OVER the past few weeks, I have been inundated with e-mails and letters from parents desperate to end the many inequities imposed on them by the Child Support Agency.

Or more correctly, the inequities imposed by the Child Support (Assessment) Act of 1989.

As I wrote a few weeks ago, the House of Representatives standing committee on family and community affairs is inquiring into child custody arrangements in the event of family separation.

And judging from the correspondence I have received -- which is obviously indicative of only a fraction of the complaints out there -- the committee will need to make some very radical decisions if it's going to redress some of the most serious problems with the system.

The committee's terms of reference are to inquire into whether there should be a presumption that children should spend equal time with each parent post-separation.
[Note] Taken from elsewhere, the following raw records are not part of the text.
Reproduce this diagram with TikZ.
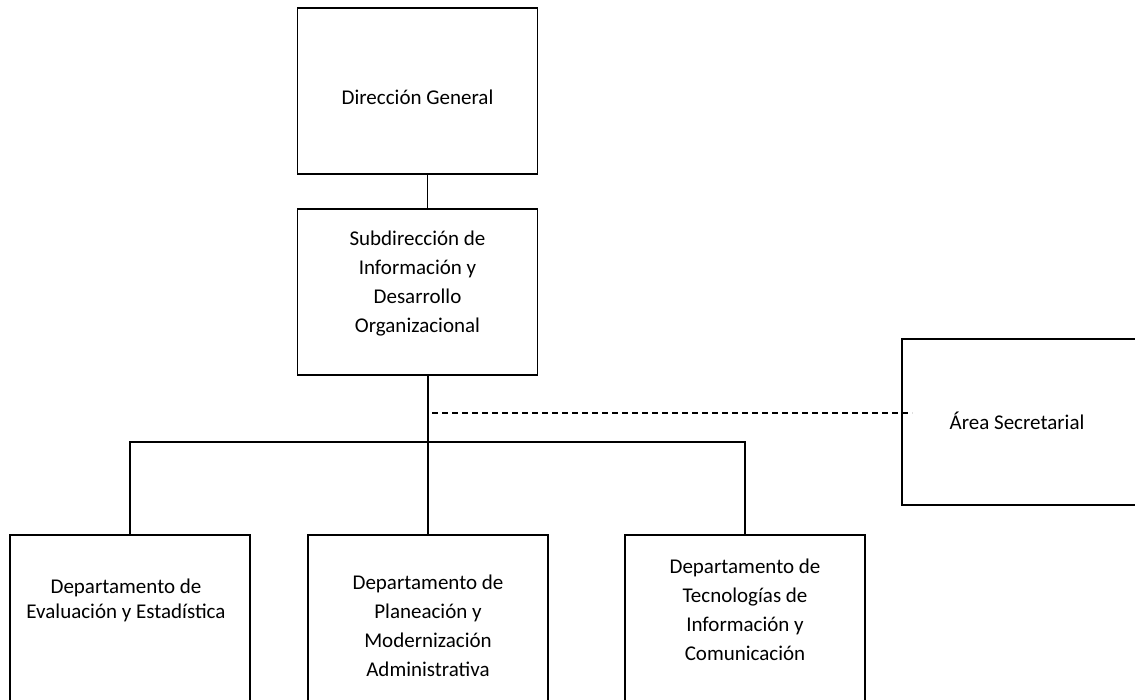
\documentclass[tikz,border=0pt]{standalone}
\usepackage{fontspec}
\setmainfont{Carlito}
\begin{document}
\begin{tikzpicture}[x=1pt,y=-1pt,
    box/.style={draw,line width=1.4pt,minimum width=240pt,minimum height=166pt,inner sep=0pt},
    txt/.style={align=center,inner sep=0pt,font=\fontsize{21}{29}\selectfont},
    line/.style={line width=1.4pt},
    dash line/.style={line width=1.4pt,dash pattern=on 6pt off 4pt}]
    \useasboundingbox (0,0) rectangle (1135,699);
    \clip (0,0) rectangle (1135,699);
    \node[box] (dg) at (417.5,91) {};
    \node[box] (sub) at (417.5,292) {};
    \node[box] (sec) at (1022,422) {};
    \node[box] (d1) at (130,618) {};
    \node[box] (d2) at (428,618) {};
    \node[box] (d3) at (745,618) {};
    \node[txt] (dg-t) at (417.5,97) {Dirección General};
    \node[txt] (sub-t) at (417.5,284) {Subdirección de\\Información y\\Desarrollo\\Organizacional};
    \node[txt] (sec-t) at (1017,421) {Área Secretarial};
    \node[txt,font=\fontsize{21}{25}\selectfont] (d1-t) at (126,600) {Departamento de\\Evaluación y Estadística};
    \node[txt] (d2-t) at (428,626) {Departamento de\\Planeación y\\Modernización\\Administrativa};
    \node[txt] (d3-t) at (745,610) {Departamento de\\Tecnologías de\\Información y\\Comunicación};
    \coordinate (bus) at (428,442);
    \coordinate (dashstart) at (432,413);
    \coordinate (dashend) at (912,413);
    \draw[line] ([xshift=10pt]dg.south) -- ([xshift=10pt]sub.north);
    \draw[line] ([xshift=10.5pt]sub.south) -- (d2.north);
    \draw[line] (d1.north) |- (bus) -| (d3.north);
    \draw[dash line] (dashstart) -- (dashend);
\end{tikzpicture}
\end{document}
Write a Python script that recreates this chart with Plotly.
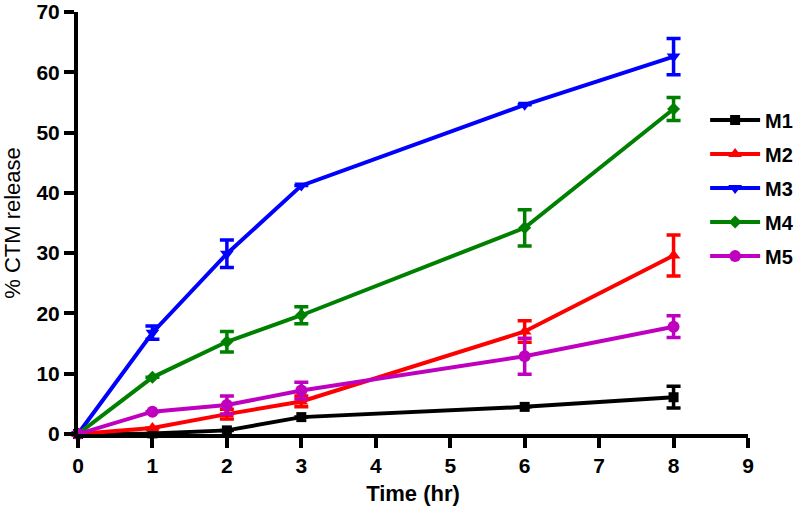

They must also inquire into the circumstances in which a court should order that a child should spend time with other people (such as grandparents), and whether the existing child support formula works fairly for both parents in relation to their care of, and their contact with, their children.

It's this last term of reference that will no doubt prove to be most contentious.

The CSA was established after the Government decided to transfer matters of child maintenance from the courts to an administrative body.

The rationale for doing so was entirely proper.

Parents would no longer have to fight in the courtroom about who would pay what.

The formula was meant to make things much more streamlined, transparent and easier to administer.

Yet taking child support from the domain of the Family Court and into the hands of the bureaucrats has led to all sorts of problems, largely because of the difficulty in finding a "fix-all'' formula.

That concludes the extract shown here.